Leave out the pictures; transcribe all else exactly.
Begin Data block
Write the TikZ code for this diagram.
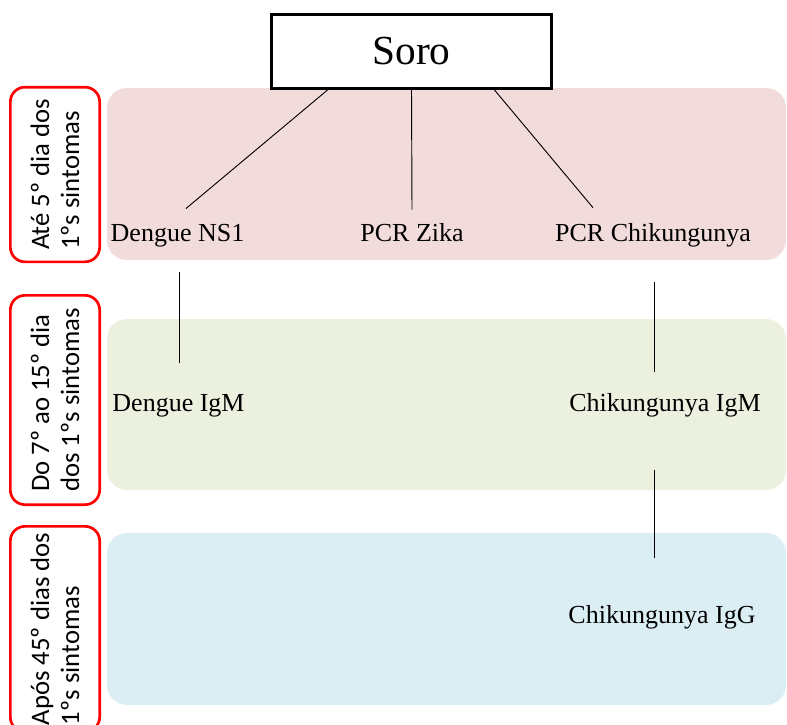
\documentclass[tikz,border=0pt]{standalone}
\usepackage{fontspec}
\setmainfont{Liberation Serif}
\newfontfamily\agefont{Carlito}
\usetikzlibrary{calc}
\definecolor{earlyband}{RGB}{242,220,219}
\definecolor{midband}{RGB}{235,241,222}
\definecolor{lateband}{RGB}{219,238,244}
\tikzset{
  band/.style={fill=#1, rounded corners=15pt},
  agebox/.style={draw=red, line width=2pt, rounded corners=11pt, rotate=90,
    align=left, inner sep=0pt, font=\agefont\fontsize{20}{22.5}\selectfont},
  exam/.style={anchor=base, inner sep=0pt, font=\fontsize{19.5}{23}\selectfont},
  link/.style={line width=0.7pt}
}

\begin{document}
\begin{tikzpicture}[x=0.75pt,y=-0.75pt]
\useasboundingbox (0,0) rectangle (787,724);
\clip (0,0) rectangle (787,724);
% bands
\fill[band=earlyband] (107,88) rectangle (786,260);
\fill[band=midband] (107,319) rectangle (786,490);
\fill[band=lateband] (107,533) rectangle (786,705);
% age labels
\node[agebox, minimum width=131pt, minimum height=67pt] (age1) at (55,174.5) {Até 5º dia dos\\1ºs sintomas};
\node[agebox, minimum width=157pt, minimum height=67pt] (age2) at (55,400) {Do 7º ao 15º dia\\dos 1ºs sintomas};
\node[agebox, minimum width=154pt, minimum height=67pt] (age3) at (55,629) {Após 45º dias dos\\1ºs sintomas};
% exams
\node[draw, line width=2.25pt, fill=white, minimum width=210pt, minimum height=55.5pt,
  font=\fontsize{31}{36}\selectfont] (soro) at (411.5,51.5) {Soro};
\node[exam] (ns1) at (177.5,241) {Dengue NS1};
\node[exam] (zika) at (412,241) {PCR Zika};
\node[exam] (pcrchik) at (653,241) {PCR Chikungunya};
\node[exam] (dengueigm) at (178.5,411) {Dengue IgM};
\node[exam] (chikigm) at (665,411) {Chikungunya IgM};
\node[exam] (chikigg) at (662,623) {Chikungunya IgG};
% links
\draw[link] ($(soro.south)+(-84,0)$) -- ($(ns1.north)+(8.5,-15)$);
\draw[link] (soro.south) -- ($(zika.north)+(0,-13)$);
\draw[link] ($(soro.south)+(83,0)$) -- ($(pcrchik.north)+(-60,-15)$);
\draw[link] ($(ns1.south)+(1.5,25)$) -- ($(ns1.south |- dengueigm.north)+(1.5,-31)$);
\draw[link] ($(pcrchik.south)+(1,35)$) -- ($(pcrchik.south |- chikigm.north)+(1,-21)$);
\draw[link] ($(pcrchik.south |- chikigm.south)+(1,53)$) -- ($(pcrchik.south |- chikigg.north)+(1,-47)$);
\end{tikzpicture}
\end{document}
End Data block
Output for this exercise >>
Write the TikZ code for this diagram.
\documentclass[tikz,border=0pt]{standalone}
\usepackage{fontspec}
\setmainfont{Liberation Serif}
\newfontfamily\agefont{Carlito}
\usetikzlibrary{calc}
\definecolor{earlyband}{RGB}{242,220,219}
\definecolor{midband}{RGB}{235,241,222}
\definecolor{lateband}{RGB}{219,238,244}
\tikzset{
  band/.style={fill=#1, rounded corners=15pt},
  agebox/.style={draw=red, line width=2pt, rounded corners=11pt, rotate=90,
    align=left, inner sep=0pt, font=\agefont\fontsize{20}{22.5}\selectfont},
  exam/.style={anchor=base, inner sep=0pt, font=\fontsize{19.5}{23}\selectfont},
  link/.style={line width=0.7pt}
}

\begin{document}
\begin{tikzpicture}[x=0.75pt,y=-0.75pt]
\useasboundingbox (0,0) rectangle (787,724);
\clip (0,0) rectangle (787,724);
% bands
\fill[band=earlyband] (107,88) rectangle (786,260);
\fill[band=midband] (107,319) rectangle (786,490);
\fill[band=lateband] (107,533) rectangle (786,705);
% age labels
\node[agebox, minimum width=131pt, minimum height=67pt] (age1) at (55,174.5) {Até 5º dia dos\\1ºs sintomas};
\node[agebox, minimum width=157pt, minimum height=67pt] (age2) at (55,400) {Do 7º ao 15º dia\\dos 1ºs sintomas};
\node[agebox, minimum width=154pt, minimum height=67pt] (age3) at (55,629) {Após 45º dias dos\\1ºs sintomas};
% exams
\node[draw, line width=2.25pt, fill=white, minimum width=210pt, minimum height=55.5pt,
  font=\fontsize{31}{36}\selectfont] (soro) at (411.5,51.5) {Soro};
\node[exam] (ns1) at (177.5,241) {Dengue NS1};
\node[exam] (zika) at (412,241) {PCR Zika};
\node[exam] (pcrchik) at (653,241) {PCR Chikungunya};
\node[exam] (dengueigm) at (178.5,411) {Dengue IgM};
\node[exam] (chikigm) at (665,411) {Chikungunya IgM};
\node[exam] (chikigg) at (662,623) {Chikungunya IgG};
% links
\draw[link] ($(soro.south)+(-84,0)$) -- ($(ns1.north)+(8.5,-15)$);
\draw[link] (soro.south) -- ($(zika.north)+(0,-13)$);
\draw[link] ($(soro.south)+(83,0)$) -- ($(pcrchik.north)+(-60,-15)$);
\draw[link] ($(ns1.south)+(1.5,25)$) -- ($(ns1.south |- dengueigm.north)+(1.5,-31)$);
\draw[link] ($(pcrchik.south)+(1,35)$) -- ($(pcrchik.south |- chikigm.north)+(1,-21)$);
\draw[link] ($(pcrchik.south |- chikigm.south)+(1,53)$) -- ($(pcrchik.south |- chikigg.north)+(1,-47)$);
\end{tikzpicture}
\end{document}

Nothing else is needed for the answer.